To be a customer sales representative, one must be a problem-solver, have strong communication skills and the ability to multitask. The position is all about building new and developing existing customer relationships and identifying potential business opportunities. This individual must be able to evaluate the customer’s needs and find the right logistics solution for them.

A Typical Day for Blake

Blake brings eagerness and enthusiasm to the office. Each morning, he comes in ready to take on whatever challenge or prospect the day may bring. He starts his day off by responding to emails, voicemails and text messages that came from customers overnight. The transportation and logistics industry never stops, and Blake always puts the customer first.

He then reaches out to his customers directly between 8-11 a.m. These conversations are typically to build rapport and to have an ongoing conversation about their daily freight needs.
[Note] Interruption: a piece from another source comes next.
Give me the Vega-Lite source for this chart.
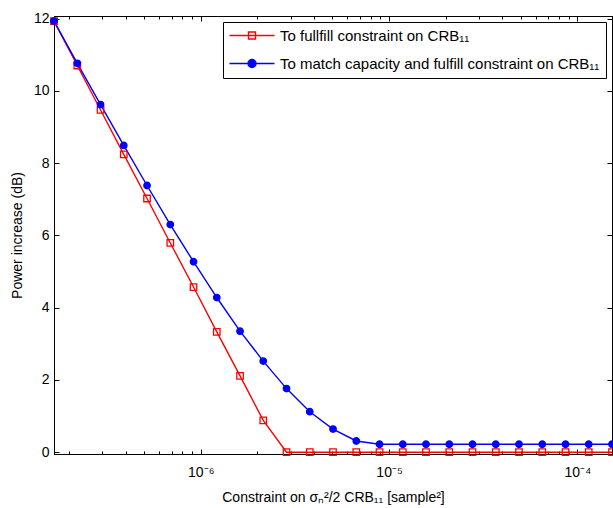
{
  "$schema": "https://vega.github.io/schema/vega-lite/v6.json",
  "width": 558,
  "height": 438,
  "autosize": {"type": "none"},
  "padding": {"left": 54, "top": 16, "right": 1, "bottom": 54},
  "background": "white",
  "config": {
    "font": "Liberation Sans",
    "view": {"stroke": "black", "strokeWidth": 1},
    "axis": {
      "domainColor": "black",
      "tickColor": "black",
      "labelColor": "black",
      "titleColor": "black",
      "labelFont": "Liberation Sans",
      "titleFont": "Liberation Sans",
      "labelFontSize": 14,
      "titleFontSize": 14,
      "titleFontWeight": "normal",
      "grid": false,
      "tickSize": -5,
      "labelFlush": false,
      "labelOverlap": false
    },
    "legend": {
      "orient": "top-right",
      "offset": 6,
      "strokeColor": "black",
      "fillColor": "white",
      "padding": 6,
      "rowPadding": 12,
      "labelFont": "Liberation Sans",
      "labelFontSize": 15,
      "labelColor": "black",
      "labelLimit": 500,
      "symbolSize": 100,
      "symbolOffset": 2,
      "labelOffset": 34,
      "symbolStrokeWidth": 1.4,
      "symbolOpacity": 1
    }
  },
  "data": {
    "values": [
      {"x": 1.663e-7, "y": 11.93, "s": "To fullfill constraint on CRB₁₁"},
      {"x": 2.211e-7, "y": 10.70, "s": "To fullfill constraint on CRB₁₁"},
      {"x": 2.938e-7, "y": 9.47, "s": "To fullfill constraint on CRB₁₁"},
      {"x": 3.903e-7, "y": 8.24, "s": "To fullfill constraint on CRB₁₁"},
      {"x": 5.187e-7, "y": 7.02, "s": "To fullfill constraint on CRB₁₁"},
      {"x": 6.893e-7, "y": 5.79, "s": "To fullfill constraint on CRB₁₁"},
      {"x": 9.158e-7, "y": 4.57, "s": "To fullfill constraint on CRB₁₁"},
      {"x": 1.217e-6, "y": 3.33, "s": "To fullfill constraint on CRB₁₁"},
      {"x": 1.617e-6, "y": 2.11, "s": "To fullfill constraint on CRB₁₁"},
      {"x": 2.148e-6, "y": 0.88, "s": "To fullfill constraint on CRB₁₁"},
      {"x": 2.855e-6, "y": 0.0, "s": "To fullfill constraint on CRB₁₁"},
      {"x": 3.793e-6, "y": 0.0, "s": "To fullfill constraint on CRB₁₁"},
      {"x": 5.040e-6, "y": 0.0, "s": "To fullfill constraint on CRB₁₁"},
      {"x": 6.699e-6, "y": 0.0, "s": "To fullfill constraint on CRB₁₁"},
      {"x": 8.901e-6, "y": 0.0, "s": "To fullfill constraint on CRB₁₁"},
      {"x": 1.183e-5, "y": 0.0, "s": "To fullfill constraint on CRB₁₁"},
      {"x": 1.571e-5, "y": 0.0, "s": "To fullfill constraint on CRB₁₁"},
      {"x": 2.088e-5, "y": 0.0, "s": "To fullfill constraint on CRB₁₁"},
      {"x": 2.775e-5, "y": 0.0, "s": "To fullfill constraint on CRB₁₁"},
      {"x": 3.687e-5, "y": 0.0, "s": "To fullfill constraint on CRB₁₁"},
      {"x": 4.899e-5, "y": 0.0, "s": "To fullfill constraint on CRB₁₁"},
      {"x": 6.510e-5, "y": 0.0, "s": "To fullfill constraint on CRB₁₁"},
      {"x": 8.650e-5, "y": 0.0, "s": "To fullfill constraint on CRB₁₁"},
      {"x": 1.149e-4, "y": 0.0, "s": "To fullfill constraint on CRB₁₁"},
      {"x": 1.527e-4, "y": 0.0, "s": "To fullfill constraint on CRB₁₁"},
      {"x": 1.663e-7, "y": 11.93, "s": "To match capacity and fulfill constraint on CRB₁₁"},
      {"x": 2.211e-7, "y": 10.76, "s": "To match capacity and fulfill constraint on CRB₁₁"},
      {"x": 2.938e-7, "y": 9.62, "s": "To match capacity and fulfill constraint on CRB₁₁"},
      {"x": 3.903e-7, "y": 8.49, "s": "To match capacity and fulfill constraint on CRB₁₁"},
      {"x": 5.187e-7, "y": 7.38, "s": "To match capacity and fulfill constraint on CRB₁₁"},
      {"x": 6.893e-7, "y": 6.30, "s": "To match capacity and fulfill constraint on CRB₁₁"},
      {"x": 9.158e-7, "y": 5.27, "s": "To match capacity and fulfill constraint on CRB₁₁"},
      {"x": 1.217e-6, "y": 4.28, "s": "To match capacity and fulfill constraint on CRB₁₁"},
      {"x": 1.617e-6, "y": 3.35, "s": "To match capacity and fulfill constraint on CRB₁₁"},
      {"x": 2.148e-6, "y": 2.52, "s": "To match capacity and fulfill constraint on CRB₁₁"},
      {"x": 2.855e-6, "y": 1.76, "s": "To match capacity and fulfill constraint on CRB₁₁"},
      {"x": 3.793e-6, "y": 1.12, "s": "To match capacity and fulfill constraint on CRB₁₁"},
      {"x": 5.040e-6, "y": 0.64, "s": "To match capacity and fulfill constraint on CRB₁₁"},
      {"x": 6.699e-6, "y": 0.31, "s": "To match capacity and fulfill constraint on CRB₁₁"},
      {"x": 8.901e-6, "y": 0.22, "s": "To match capacity and fulfill constraint on CRB₁₁"},
      {"x": 1.183e-5, "y": 0.22, "s": "To match capacity and fulfill constraint on CRB₁₁"},
      {"x": 1.571e-5, "y": 0.22, "s": "To match capacity and fulfill constraint on CRB₁₁"},
      {"x": 2.088e-5, "y": 0.22, "s": "To match capacity and fulfill constraint on CRB₁₁"},
      {"x": 2.775e-5, "y": 0.22, "s": "To match capacity and fulfill constraint on CRB₁₁"},
      {"x": 3.687e-5, "y": 0.22, "s": "To match capacity and fulfill constraint on CRB₁₁"},
      {"x": 4.899e-5, "y": 0.22, "s": "To match capacity and fulfill constraint on CRB₁₁"},
      {"x": 6.510e-5, "y": 0.22, "s": "To match capacity and fulfill constraint on CRB₁₁"},
      {"x": 8.650e-5, "y": 0.22, "s": "To match capacity and fulfill constraint on CRB₁₁"},
      {"x": 1.149e-4, "y": 0.22, "s": "To match capacity and fulfill constraint on CRB₁₁"},
      {"x": 1.527e-4, "y": 0.22, "s": "To match capacity and fulfill constraint on CRB₁₁"}
    ]
  },
  "resolve": {
    "axis": {"x": "independent", "y": "independent"},
    "scale": {"shape": "independent", "fill": "independent", "color": "independent"}
  },
  "layer": [
    {
      "mark": {"type": "line", "strokeWidth": 1.4},
      "encoding": {
        "x": {
          "field": "x", "type": "quantitative",
          "scale": {"type": "log", "domain": [1.663e-7, 1.527e-4], "nice": false},
          "axis": {
            "orient": "bottom",
            "title": "Constraint on σₙ²/2 CRB₁₁ [sample²]",
            "values": [2e-7, 3e-7, 4e-7, 5e-7, 6e-7, 7e-7, 8e-7, 9e-7, 1e-6, 2e-6, 3e-6, 4e-6, 5e-6, 6e-6, 7e-6, 8e-6, 9e-6, 1e-5, 2e-5, 3e-5, 4e-5, 5e-5, 6e-5, 7e-5, 8e-5, 9e-5, 1e-4],
            "labelExpr": "datum.value > 9.9e-7 && datum.value < 1.01e-6 ? '10⁻⁶' : (datum.value > 9.9e-6 && datum.value < 1.01e-5 ? '10⁻⁵' : (datum.value > 9.9e-5 && datum.value < 1.01e-4 ? '10⁻⁴' : ''))",
            "tickSize": {"condition": {"test": "(datum.value > 9.9e-7 && datum.value < 1.01e-6) || (datum.value > 9.9e-6 && datum.value < 1.01e-5) || (datum.value > 9.9e-5 && datum.value < 1.01e-4)", "value": -5}, "value": -3},
            "labelPadding": 16,
            "titlePadding": 9
          }
        },
        "y": {
          "field": "y", "type": "quantitative",
          "scale": {"domain": [-0.05, 12.07], "nice": false, "zero": false},
          "axis": {
            "orient": "left",
            "title": "Power increase (dB)",
            "values": [0, 2, 4, 6, 8, 10, 12],
            "labelPadding": 10,
            "titlePadding": 9
          }
        },
        "color": {
          "field": "s", "type": "nominal",
          "scale": {"domain": ["To fullfill constraint on CRB₁₁", "To match capacity and fulfill constraint on CRB₁₁"], "range": ["#ff0000", "#0000ff"]},
          "legend": null
        }
      }
    },
    {
      "mark": {"type": "point", "filled": false, "strokeWidth": 1.3, "opacity": 1},
      "encoding": {
        "x": {
          "field": "x", "type": "quantitative",
          "axis": {
            "orient": "top", "title": null, "labels": false,
            "values": [2e-7, 3e-7, 4e-7, 5e-7, 6e-7, 7e-7, 8e-7, 9e-7, 1e-6, 2e-6, 3e-6, 4e-6, 5e-6, 6e-6, 7e-6, 8e-6, 9e-6, 1e-5, 2e-5, 3e-5, 4e-5, 5e-5, 6e-5, 7e-5, 8e-5, 9e-5, 1e-4],
            "tickSize": {"condition": {"test": "(datum.value > 9.9e-7 && datum.value < 1.01e-6) || (datum.value > 9.9e-6 && datum.value < 1.01e-5) || (datum.value > 9.9e-5 && datum.value < 1.01e-4)", "value": -5}, "value": -3}
          }
        },
        "y": {
          "field": "y", "type": "quantitative",
          "axis": {"orient": "right", "title": null, "labels": false, "values": [0, 2, 4, 6, 8, 10, 12]}
        },
        "color": {
          "field": "s", "type": "nominal",
          "scale": {"domain": ["To fullfill constraint on CRB₁₁", "To match capacity and fulfill constraint on CRB₁₁"], "range": ["#ff0000", "#0000ff"]},
          "legend": null
        },
        "shape": {
          "field": "s", "type": "nominal",
          "scale": {"domain": ["To fullfill constraint on CRB₁₁", "To match capacity and fulfill constraint on CRB₁₁"], "range": ["square", "circle"]},
          "legend": null
        },
        "fill": {
          "field": "s", "type": "nominal",
          "scale": {"domain": ["To fullfill constraint on CRB₁₁", "To match capacity and fulfill constraint on CRB₁₁"], "range": ["transparent", "#0000ff"]},
          "legend": null
        },
        "size": {"value": 42}
      }
    },
    {
      "mark": {"type": "point", "filled": false, "opacity": 0},
      "encoding": {
        "x": {"field": "x", "type": "quantitative", "axis": null},
        "y": {"field": "y", "type": "quantitative", "axis": null},
        "shape": {
          "field": "s", "type": "nominal",
          "scale": {"domain": ["To fullfill constraint on CRB₁₁", "To match capacity and fulfill constraint on CRB₁₁"], "range": ["M-1.8,0H7.2M2.0,-0.7H3.4V0.7H2.0Z", "M-1.8,0H7.2M3.5,0A0.8,0.8 0 1,1 1.9,0A0.8,0.8 0 1,1 3.5,0M3.2,0A0.5,0.5 0 1,1 2.2,0A0.5,0.5 0 1,1 3.2,0M2.9,0A0.2,0.2 0 1,1 2.5,0A0.2,0.2 0 1,1 2.9,0"]},
          "legend": {"title": null}
        },
        "color": {
          "field": "s", "type": "nominal",
          "scale": {"domain": ["To fullfill constraint on CRB₁₁", "To match capacity and fulfill constraint on CRB₁₁"], "range": ["#ff0000", "#0000ff"]},
          "legend": {"title": null}
        }
      }
    }
  ]
}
He spends the remainder of the morning working on specific projects that customers have given him to price or optimize. He then logs these into a customer relationship management software (CRM).
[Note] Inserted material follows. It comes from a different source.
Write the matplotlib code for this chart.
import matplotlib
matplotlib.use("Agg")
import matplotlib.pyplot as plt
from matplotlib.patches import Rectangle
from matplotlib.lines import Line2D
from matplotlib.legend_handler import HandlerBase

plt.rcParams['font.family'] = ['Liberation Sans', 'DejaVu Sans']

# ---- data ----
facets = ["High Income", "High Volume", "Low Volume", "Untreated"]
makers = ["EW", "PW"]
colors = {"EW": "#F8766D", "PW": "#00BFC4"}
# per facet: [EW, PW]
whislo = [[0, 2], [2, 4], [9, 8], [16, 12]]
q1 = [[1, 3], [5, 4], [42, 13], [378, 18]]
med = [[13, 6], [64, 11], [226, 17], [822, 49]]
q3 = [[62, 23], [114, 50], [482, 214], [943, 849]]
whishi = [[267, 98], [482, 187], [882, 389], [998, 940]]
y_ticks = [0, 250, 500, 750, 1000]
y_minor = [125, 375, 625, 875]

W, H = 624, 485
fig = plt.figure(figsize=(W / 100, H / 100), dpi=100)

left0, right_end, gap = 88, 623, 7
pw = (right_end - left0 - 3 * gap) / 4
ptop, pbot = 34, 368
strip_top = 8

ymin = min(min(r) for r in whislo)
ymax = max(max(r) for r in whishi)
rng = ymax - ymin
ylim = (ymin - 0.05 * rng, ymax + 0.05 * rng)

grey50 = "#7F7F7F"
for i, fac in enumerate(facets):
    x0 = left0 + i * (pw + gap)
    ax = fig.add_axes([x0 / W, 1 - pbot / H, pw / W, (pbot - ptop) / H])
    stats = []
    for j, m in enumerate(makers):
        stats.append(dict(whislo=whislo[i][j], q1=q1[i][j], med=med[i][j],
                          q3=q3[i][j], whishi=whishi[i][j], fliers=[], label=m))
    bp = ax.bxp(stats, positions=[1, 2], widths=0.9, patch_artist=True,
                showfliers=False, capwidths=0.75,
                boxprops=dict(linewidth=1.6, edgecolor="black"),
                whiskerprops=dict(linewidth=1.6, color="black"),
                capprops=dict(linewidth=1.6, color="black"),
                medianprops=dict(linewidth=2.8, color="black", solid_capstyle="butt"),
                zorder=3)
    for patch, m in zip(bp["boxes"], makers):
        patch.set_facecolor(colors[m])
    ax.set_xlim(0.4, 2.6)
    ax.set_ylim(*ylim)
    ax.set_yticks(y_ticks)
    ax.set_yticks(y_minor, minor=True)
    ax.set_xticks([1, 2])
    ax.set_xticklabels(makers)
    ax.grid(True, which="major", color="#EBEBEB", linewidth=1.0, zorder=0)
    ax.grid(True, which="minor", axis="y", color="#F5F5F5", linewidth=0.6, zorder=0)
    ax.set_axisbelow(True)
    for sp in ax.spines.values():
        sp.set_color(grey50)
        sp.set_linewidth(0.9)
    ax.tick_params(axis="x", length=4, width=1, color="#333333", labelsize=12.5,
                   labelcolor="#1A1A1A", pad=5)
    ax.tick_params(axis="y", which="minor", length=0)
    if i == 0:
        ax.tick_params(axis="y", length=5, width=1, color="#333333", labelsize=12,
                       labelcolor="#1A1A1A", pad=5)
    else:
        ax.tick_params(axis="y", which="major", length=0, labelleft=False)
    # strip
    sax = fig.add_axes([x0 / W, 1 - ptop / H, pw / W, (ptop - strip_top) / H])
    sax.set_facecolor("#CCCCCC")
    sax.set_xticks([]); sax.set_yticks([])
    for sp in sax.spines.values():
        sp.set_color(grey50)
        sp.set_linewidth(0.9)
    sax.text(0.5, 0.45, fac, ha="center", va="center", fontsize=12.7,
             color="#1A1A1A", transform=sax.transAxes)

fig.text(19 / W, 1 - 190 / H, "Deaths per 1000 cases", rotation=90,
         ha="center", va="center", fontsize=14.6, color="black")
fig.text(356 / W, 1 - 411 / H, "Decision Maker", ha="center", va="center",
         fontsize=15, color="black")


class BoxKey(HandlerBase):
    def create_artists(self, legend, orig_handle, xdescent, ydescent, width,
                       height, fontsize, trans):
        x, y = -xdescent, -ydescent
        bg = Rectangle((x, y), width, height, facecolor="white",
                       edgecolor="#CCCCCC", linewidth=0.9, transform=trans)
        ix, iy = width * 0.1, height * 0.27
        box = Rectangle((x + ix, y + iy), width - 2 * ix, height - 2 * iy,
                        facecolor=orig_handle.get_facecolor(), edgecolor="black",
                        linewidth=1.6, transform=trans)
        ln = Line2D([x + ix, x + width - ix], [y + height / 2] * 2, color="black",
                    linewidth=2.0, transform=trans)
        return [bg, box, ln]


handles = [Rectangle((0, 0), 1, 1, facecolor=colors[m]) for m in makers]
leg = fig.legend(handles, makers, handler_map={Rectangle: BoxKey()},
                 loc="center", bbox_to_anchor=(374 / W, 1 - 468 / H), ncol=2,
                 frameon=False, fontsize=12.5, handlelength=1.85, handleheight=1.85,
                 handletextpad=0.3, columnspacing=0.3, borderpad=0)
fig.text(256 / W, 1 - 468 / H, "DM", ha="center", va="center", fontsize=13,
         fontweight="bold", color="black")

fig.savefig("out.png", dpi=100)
His afternoons consist of building tours, scheduling pickup and deliveries, prospecting for new business and getting his checklist ready for the next day.

“At Werner Logistics we have a service of labor between carrier sales representatives and shipper sales representatives. I am thankful for that because it allows me to focus solely on my customer’s needs.”


Over the past several months, Blake reflects upon how he has been given the tools needed to succeed in his career. This past year, Blake was able to build his book of business and reached many sales milestones. Since he started, Blake has been able to cross-train on all modes of transportation. He spends his days engaging with customers of various sizes to forecast their truckload, LTL, Intermodal and power only needs. He says one of the most challenging, yet rewarding aspects of working in logistics is being able to analyze a customer’s transportation pipeline to help optimize their truckload freight network.

“Overall, my days are very fulfilling and there is no shortage of excitement in logistics. Every day presents a new challenge, which is what has kept me driven in my career.”